# DATA LINES start
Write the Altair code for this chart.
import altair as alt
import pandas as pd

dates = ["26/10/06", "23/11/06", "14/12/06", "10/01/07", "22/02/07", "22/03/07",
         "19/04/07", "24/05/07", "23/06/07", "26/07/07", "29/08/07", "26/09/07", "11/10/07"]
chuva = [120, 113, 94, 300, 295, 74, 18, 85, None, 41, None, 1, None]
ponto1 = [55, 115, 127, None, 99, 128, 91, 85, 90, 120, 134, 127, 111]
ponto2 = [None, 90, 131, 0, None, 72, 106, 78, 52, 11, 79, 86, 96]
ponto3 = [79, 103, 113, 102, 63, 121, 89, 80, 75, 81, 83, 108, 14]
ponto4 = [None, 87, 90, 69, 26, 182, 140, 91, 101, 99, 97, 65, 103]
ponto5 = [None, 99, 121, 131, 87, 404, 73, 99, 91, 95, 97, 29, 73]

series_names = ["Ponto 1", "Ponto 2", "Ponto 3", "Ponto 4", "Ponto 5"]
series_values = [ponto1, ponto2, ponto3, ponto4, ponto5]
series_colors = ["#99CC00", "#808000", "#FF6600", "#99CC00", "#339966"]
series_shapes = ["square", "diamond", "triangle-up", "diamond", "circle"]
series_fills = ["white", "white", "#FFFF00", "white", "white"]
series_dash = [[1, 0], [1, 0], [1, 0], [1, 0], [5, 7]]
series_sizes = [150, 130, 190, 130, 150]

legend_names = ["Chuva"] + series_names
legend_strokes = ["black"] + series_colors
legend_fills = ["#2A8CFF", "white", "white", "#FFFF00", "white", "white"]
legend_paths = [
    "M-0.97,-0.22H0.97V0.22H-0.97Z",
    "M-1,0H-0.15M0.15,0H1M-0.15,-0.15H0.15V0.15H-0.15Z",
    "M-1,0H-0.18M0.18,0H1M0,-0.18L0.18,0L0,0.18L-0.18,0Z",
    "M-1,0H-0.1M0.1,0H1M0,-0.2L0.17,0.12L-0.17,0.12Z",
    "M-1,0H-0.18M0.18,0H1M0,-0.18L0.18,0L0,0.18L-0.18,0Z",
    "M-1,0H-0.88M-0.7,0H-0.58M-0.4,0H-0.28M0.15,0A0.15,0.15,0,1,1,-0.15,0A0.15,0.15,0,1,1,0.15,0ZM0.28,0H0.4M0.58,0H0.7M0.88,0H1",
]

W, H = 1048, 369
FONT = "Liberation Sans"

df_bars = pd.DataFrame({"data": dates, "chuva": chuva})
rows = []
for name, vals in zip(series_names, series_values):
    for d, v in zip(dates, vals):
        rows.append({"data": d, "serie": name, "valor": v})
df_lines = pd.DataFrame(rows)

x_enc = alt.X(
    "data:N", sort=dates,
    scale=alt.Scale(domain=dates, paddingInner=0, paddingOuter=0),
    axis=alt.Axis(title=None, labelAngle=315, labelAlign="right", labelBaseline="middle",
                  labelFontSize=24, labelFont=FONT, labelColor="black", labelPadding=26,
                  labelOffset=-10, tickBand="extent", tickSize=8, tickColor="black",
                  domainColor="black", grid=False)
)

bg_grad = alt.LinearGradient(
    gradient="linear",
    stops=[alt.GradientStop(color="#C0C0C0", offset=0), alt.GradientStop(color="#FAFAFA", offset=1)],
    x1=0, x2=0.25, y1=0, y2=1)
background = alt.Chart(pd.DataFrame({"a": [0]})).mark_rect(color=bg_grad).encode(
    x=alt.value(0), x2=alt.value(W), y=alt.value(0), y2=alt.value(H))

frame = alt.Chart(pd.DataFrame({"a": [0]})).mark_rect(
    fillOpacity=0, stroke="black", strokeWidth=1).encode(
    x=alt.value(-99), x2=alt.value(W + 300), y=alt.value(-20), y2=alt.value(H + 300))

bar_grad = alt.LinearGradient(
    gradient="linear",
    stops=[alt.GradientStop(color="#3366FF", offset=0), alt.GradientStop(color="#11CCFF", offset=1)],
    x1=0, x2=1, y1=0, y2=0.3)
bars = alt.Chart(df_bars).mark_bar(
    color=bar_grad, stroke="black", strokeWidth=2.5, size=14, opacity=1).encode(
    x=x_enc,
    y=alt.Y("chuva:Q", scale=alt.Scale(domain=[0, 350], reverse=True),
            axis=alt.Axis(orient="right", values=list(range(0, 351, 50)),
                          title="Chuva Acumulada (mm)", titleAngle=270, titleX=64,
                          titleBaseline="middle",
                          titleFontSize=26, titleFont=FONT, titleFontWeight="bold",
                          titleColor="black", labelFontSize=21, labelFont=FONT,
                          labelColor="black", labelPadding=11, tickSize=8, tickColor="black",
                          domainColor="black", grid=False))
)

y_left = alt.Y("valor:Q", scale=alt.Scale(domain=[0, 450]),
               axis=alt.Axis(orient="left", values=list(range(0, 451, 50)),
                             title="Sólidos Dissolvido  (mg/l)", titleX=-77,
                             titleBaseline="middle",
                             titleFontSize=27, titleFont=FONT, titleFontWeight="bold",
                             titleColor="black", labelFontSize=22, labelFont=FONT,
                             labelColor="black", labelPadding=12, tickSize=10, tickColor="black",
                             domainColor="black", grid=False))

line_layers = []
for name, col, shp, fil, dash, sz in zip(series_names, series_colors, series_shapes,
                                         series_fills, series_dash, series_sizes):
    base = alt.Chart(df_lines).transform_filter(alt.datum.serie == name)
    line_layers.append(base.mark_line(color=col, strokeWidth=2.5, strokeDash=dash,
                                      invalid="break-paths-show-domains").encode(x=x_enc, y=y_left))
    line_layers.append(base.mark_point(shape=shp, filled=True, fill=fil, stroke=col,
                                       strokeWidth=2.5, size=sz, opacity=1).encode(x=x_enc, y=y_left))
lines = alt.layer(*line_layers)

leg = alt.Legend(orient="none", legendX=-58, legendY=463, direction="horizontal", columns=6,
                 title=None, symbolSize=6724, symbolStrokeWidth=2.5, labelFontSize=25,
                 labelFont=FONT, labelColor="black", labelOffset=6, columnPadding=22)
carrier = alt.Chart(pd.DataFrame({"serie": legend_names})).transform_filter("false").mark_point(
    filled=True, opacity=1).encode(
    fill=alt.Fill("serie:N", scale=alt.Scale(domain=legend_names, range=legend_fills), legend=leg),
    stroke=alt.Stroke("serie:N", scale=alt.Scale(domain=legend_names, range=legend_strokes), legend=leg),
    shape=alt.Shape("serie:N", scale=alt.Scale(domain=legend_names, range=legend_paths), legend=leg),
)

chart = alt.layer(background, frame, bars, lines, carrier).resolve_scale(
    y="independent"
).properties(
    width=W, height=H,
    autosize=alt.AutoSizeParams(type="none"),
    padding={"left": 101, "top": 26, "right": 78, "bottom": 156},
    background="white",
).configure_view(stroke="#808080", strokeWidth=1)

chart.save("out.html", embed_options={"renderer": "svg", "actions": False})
# DATA LINES end
**EXERCISE GOAL:**
Go back to the listing above and please repeat it exactly.

**SOLUTION:**
Write the Altair code for this chart.
import altair as alt
import pandas as pd

dates = ["26/10/06", "23/11/06", "14/12/06", "10/01/07", "22/02/07", "22/03/07",
         "19/04/07", "24/05/07", "23/06/07", "26/07/07", "29/08/07", "26/09/07", "11/10/07"]
chuva = [120, 113, 94, 300, 295, 74, 18, 85, None, 41, None, 1, None]
ponto1 = [55, 115, 127, None, 99, 128, 91, 85, 90, 120, 134, 127, 111]
ponto2 = [None, 90, 131, 0, None, 72, 106, 78, 52, 11, 79, 86, 96]
ponto3 = [79, 103, 113, 102, 63, 121, 89, 80, 75, 81, 83, 108, 14]
ponto4 = [None, 87, 90, 69, 26, 182, 140, 91, 101, 99, 97, 65, 103]
ponto5 = [None, 99, 121, 131, 87, 404, 73, 99, 91, 95, 97, 29, 73]

series_names = ["Ponto 1", "Ponto 2", "Ponto 3", "Ponto 4", "Ponto 5"]
series_values = [ponto1, ponto2, ponto3, ponto4, ponto5]
series_colors = ["#99CC00", "#808000", "#FF6600", "#99CC00", "#339966"]
series_shapes = ["square", "diamond", "triangle-up", "diamond", "circle"]
series_fills = ["white", "white", "#FFFF00", "white", "white"]
series_dash = [[1, 0], [1, 0], [1, 0], [1, 0], [5, 7]]
series_sizes = [150, 130, 190, 130, 150]

legend_names = ["Chuva"] + series_names
legend_strokes = ["black"] + series_colors
legend_fills = ["#2A8CFF", "white", "white", "#FFFF00", "white", "white"]
legend_paths = [
    "M-0.97,-0.22H0.97V0.22H-0.97Z",
    "M-1,0H-0.15M0.15,0H1M-0.15,-0.15H0.15V0.15H-0.15Z",
    "M-1,0H-0.18M0.18,0H1M0,-0.18L0.18,0L0,0.18L-0.18,0Z",
    "M-1,0H-0.1M0.1,0H1M0,-0.2L0.17,0.12L-0.17,0.12Z",
    "M-1,0H-0.18M0.18,0H1M0,-0.18L0.18,0L0,0.18L-0.18,0Z",
    "M-1,0H-0.88M-0.7,0H-0.58M-0.4,0H-0.28M0.15,0A0.15,0.15,0,1,1,-0.15,0A0.15,0.15,0,1,1,0.15,0ZM0.28,0H0.4M0.58,0H0.7M0.88,0H1",
]

W, H = 1048, 369
FONT = "Liberation Sans"

df_bars = pd.DataFrame({"data": dates, "chuva": chuva})
rows = []
for name, vals in zip(series_names, series_values):
    for d, v in zip(dates, vals):
        rows.append({"data": d, "serie": name, "valor": v})
df_lines = pd.DataFrame(rows)

x_enc = alt.X(
    "data:N", sort=dates,
    scale=alt.Scale(domain=dates, paddingInner=0, paddingOuter=0),
    axis=alt.Axis(title=None, labelAngle=315, labelAlign="right", labelBaseline="middle",
                  labelFontSize=24, labelFont=FONT, labelColor="black", labelPadding=26,
                  labelOffset=-10, tickBand="extent", tickSize=8, tickColor="black",
                  domainColor="black", grid=False)
)

bg_grad = alt.LinearGradient(
    gradient="linear",
    stops=[alt.GradientStop(color="#C0C0C0", offset=0), alt.GradientStop(color="#FAFAFA", offset=1)],
    x1=0, x2=0.25, y1=0, y2=1)
background = alt.Chart(pd.DataFrame({"a": [0]})).mark_rect(color=bg_grad).encode(
    x=alt.value(0), x2=alt.value(W), y=alt.value(0), y2=alt.value(H))

frame = alt.Chart(pd.DataFrame({"a": [0]})).mark_rect(
    fillOpacity=0, stroke="black", strokeWidth=1).encode(
    x=alt.value(-99), x2=alt.value(W + 300), y=alt.value(-20), y2=alt.value(H + 300))

bar_grad = alt.LinearGradient(
    gradient="linear",
    stops=[alt.GradientStop(color="#3366FF", offset=0), alt.GradientStop(color="#11CCFF", offset=1)],
    x1=0, x2=1, y1=0, y2=0.3)
bars = alt.Chart(df_bars).mark_bar(
    color=bar_grad, stroke="black", strokeWidth=2.5, size=14, opacity=1).encode(
    x=x_enc,
    y=alt.Y("chuva:Q", scale=alt.Scale(domain=[0, 350], reverse=True),
            axis=alt.Axis(orient="right", values=list(range(0, 351, 50)),
                          title="Chuva Acumulada (mm)", titleAngle=270, titleX=64,
                          titleBaseline="middle",
                          titleFontSize=26, titleFont=FONT, titleFontWeight="bold",
                          titleColor="black", labelFontSize=21, labelFont=FONT,
                          labelColor="black", labelPadding=11, tickSize=8, tickColor="black",
                          domainColor="black", grid=False))
)

y_left = alt.Y("valor:Q", scale=alt.Scale(domain=[0, 450]),
               axis=alt.Axis(orient="left", values=list(range(0, 451, 50)),
                             title="Sólidos Dissolvido  (mg/l)", titleX=-77,
                             titleBaseline="middle",
                             titleFontSize=27, titleFont=FONT, titleFontWeight="bold",
                             titleColor="black", labelFontSize=22, labelFont=FONT,
                             labelColor="black", labelPadding=12, tickSize=10, tickColor="black",
                             domainColor="black", grid=False))

line_layers = []
for name, col, shp, fil, dash, sz in zip(series_names, series_colors, series_shapes,
                                         series_fills, series_dash, series_sizes):
    base = alt.Chart(df_lines).transform_filter(alt.datum.serie == name)
    line_layers.append(base.mark_line(color=col, strokeWidth=2.5, strokeDash=dash,
                                      invalid="break-paths-show-domains").encode(x=x_enc, y=y_left))
    line_layers.append(base.mark_point(shape=shp, filled=True, fill=fil, stroke=col,
                                       strokeWidth=2.5, size=sz, opacity=1).encode(x=x_enc, y=y_left))
lines = alt.layer(*line_layers)

leg = alt.Legend(orient="none", legendX=-58, legendY=463, direction="horizontal", columns=6,
                 title=None, symbolSize=6724, symbolStrokeWidth=2.5, labelFontSize=25,
                 labelFont=FONT, labelColor="black", labelOffset=6, columnPadding=22)
carrier = alt.Chart(pd.DataFrame({"serie": legend_names})).transform_filter("false").mark_point(
    filled=True, opacity=1).encode(
    fill=alt.Fill("serie:N", scale=alt.Scale(domain=legend_names, range=legend_fills), legend=leg),
    stroke=alt.Stroke("serie:N", scale=alt.Scale(domain=legend_names, range=legend_strokes), legend=leg),
    shape=alt.Shape("serie:N", scale=alt.Scale(domain=legend_names, range=legend_paths), legend=leg),
)

chart = alt.layer(background, frame, bars, lines, carrier).resolve_scale(
    y="independent"
).properties(
    width=W, height=H,
    autosize=alt.AutoSizeParams(type="none"),
    padding={"left": 101, "top": 26, "right": 78, "bottom": 156},
    background="white",
).configure_view(stroke="#808080", strokeWidth=1)

chart.save("out.html", embed_options={"renderer": "svg", "actions": False})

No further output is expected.